Given problem: Leave out the images; return the rest of the data exactly.

Raw data:
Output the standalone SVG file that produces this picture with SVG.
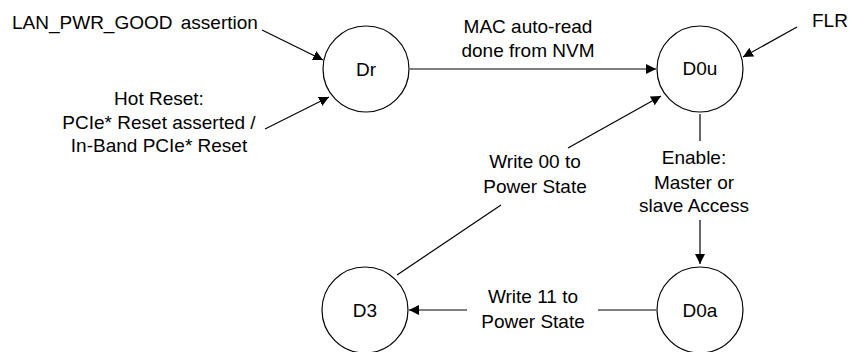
<svg xmlns="http://www.w3.org/2000/svg" width="853" height="352" viewBox="0 0 853 352">
<style>
.n{fill:#fff;stroke:#000;stroke-width:1.2}
.t{font-family:"Liberation Sans",Arial,sans-serif;font-size:19px;fill:#000}
.c{text-anchor:middle}
.l{stroke:#000;stroke-width:1.2;fill:none}
</style>
<defs>
<marker id="a" viewBox="0 0 10 10" refX="10" refY="5" markerWidth="10" markerHeight="10" markerUnits="userSpaceOnUse" orient="auto">
<path d="M0,0 L10,5 L0,10 z" fill="#000"/>
</marker>
</defs>
<rect width="853" height="352" fill="#fff"/>
<g id="connectors">
<line class="l" x1="410" y1="69" x2="656" y2="69" marker-end="url(#a)"/>
<line class="l" x1="262" y1="30" x2="323" y2="60" marker-end="url(#a)"/>
<line class="l" x1="265" y1="129" x2="329" y2="97" marker-end="url(#a)"/>
<line class="l" x1="797" y1="27" x2="743" y2="57" marker-end="url(#a)"/>
<line class="l" x1="700" y1="114" x2="700" y2="141"/>
<line class="l" x1="700" y1="220" x2="700" y2="264" marker-end="url(#a)"/>
<line class="l" x1="397" y1="275" x2="501" y2="205"/>
<line class="l" x1="568" y1="148" x2="661" y2="96" marker-end="url(#a)"/>
<line class="l" x1="656" y1="310" x2="598" y2="310"/>
<line class="l" x1="467" y1="310" x2="409" y2="310" marker-end="url(#a)"/>
<text class="t c" x="528" y="33">MAC auto-read</text>
<text class="t c" x="528" y="57">done from NVM</text>
<text class="t" x="12" y="29">LAN_PWR_GOOD <tspan dx="3">assertion</tspan></text>
<text class="t c" x="159" y="105">Hot Reset:</text>
<text class="t c" x="159" y="129">PCIe* Reset asserted /</text>
<text class="t c" x="159" y="152">In-Band PCIe* Reset</text>
<text class="t" x="812" y="27">FLR</text>
<text class="t c" x="694" y="164">Enable:</text>
<text class="t c" x="694" y="189">Master or</text>
<text class="t c" x="694" y="212">slave Access</text>
<text class="t c" x="535" y="168">Write 00 to</text>
<text class="t c" x="535" y="193">Power State</text>
<text class="t c" x="533" y="303">Write 11 to</text>
<text class="t c" x="533" y="328">Power State</text>
</g>
<g id="Dr"><circle class="n" cx="366" cy="69" r="43"/><text class="t c" x="366" y="76">Dr</text></g>
<g id="D0u"><circle class="n" cx="700" cy="69" r="43"/><text class="t c" x="700" y="75">D0u</text></g>
<g id="D3"><circle class="n" cx="365" cy="310" r="43"/><text class="t c" x="365" y="317">D3</text></g>
<g id="D0a"><circle class="n" cx="700" cy="310" r="43"/><text class="t c" x="700" y="317">D0a</text></g>
</svg>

Exercise solution:
Output the standalone SVG file that produces this picture with SVG.
<svg xmlns="http://www.w3.org/2000/svg" width="853" height="352" viewBox="0 0 853 352">
<style>
.n{fill:#fff;stroke:#000;stroke-width:1.2}
.t{font-family:"Liberation Sans",Arial,sans-serif;font-size:19px;fill:#000}
.c{text-anchor:middle}
.l{stroke:#000;stroke-width:1.2;fill:none}
</style>
<defs>
<marker id="a" viewBox="0 0 10 10" refX="10" refY="5" markerWidth="10" markerHeight="10" markerUnits="userSpaceOnUse" orient="auto">
<path d="M0,0 L10,5 L0,10 z" fill="#000"/>
</marker>
</defs>
<rect width="853" height="352" fill="#fff"/>
<g id="connectors">
<line class="l" x1="410" y1="69" x2="656" y2="69" marker-end="url(#a)"/>
<line class="l" x1="262" y1="30" x2="323" y2="60" marker-end="url(#a)"/>
<line class="l" x1="265" y1="129" x2="329" y2="97" marker-end="url(#a)"/>
<line class="l" x1="797" y1="27" x2="743" y2="57" marker-end="url(#a)"/>
<line class="l" x1="700" y1="114" x2="700" y2="141"/>
<line class="l" x1="700" y1="220" x2="700" y2="264" marker-end="url(#a)"/>
<line class="l" x1="397" y1="275" x2="501" y2="205"/>
<line class="l" x1="568" y1="148" x2="661" y2="96" marker-end="url(#a)"/>
<line class="l" x1="656" y1="310" x2="598" y2="310"/>
<line class="l" x1="467" y1="310" x2="409" y2="310" marker-end="url(#a)"/>
<text class="t c" x="528" y="33">MAC auto-read</text>
<text class="t c" x="528" y="57">done from NVM</text>
<text class="t" x="12" y="29">LAN_PWR_GOOD <tspan dx="3">assertion</tspan></text>
<text class="t c" x="159" y="105">Hot Reset:</text>
<text class="t c" x="159" y="129">PCIe* Reset asserted /</text>
<text class="t c" x="159" y="152">In-Band PCIe* Reset</text>
<text class="t" x="812" y="27">FLR</text>
<text class="t c" x="694" y="164">Enable:</text>
<text class="t c" x="694" y="189">Master or</text>
<text class="t c" x="694" y="212">slave Access</text>
<text class="t c" x="535" y="168">Write 00 to</text>
<text class="t c" x="535" y="193">Power State</text>
<text class="t c" x="533" y="303">Write 11 to</text>
<text class="t c" x="533" y="328">Power State</text>
</g>
<g id="Dr"><circle class="n" cx="366" cy="69" r="43"/><text class="t c" x="366" y="76">Dr</text></g>
<g id="D0u"><circle class="n" cx="700" cy="69" r="43"/><text class="t c" x="700" y="75">D0u</text></g>
<g id="D3"><circle class="n" cx="365" cy="310" r="43"/><text class="t c" x="365" y="317">D3</text></g>
<g id="D0a"><circle class="n" cx="700" cy="310" r="43"/><text class="t c" x="700" y="317">D0a</text></g>
</svg>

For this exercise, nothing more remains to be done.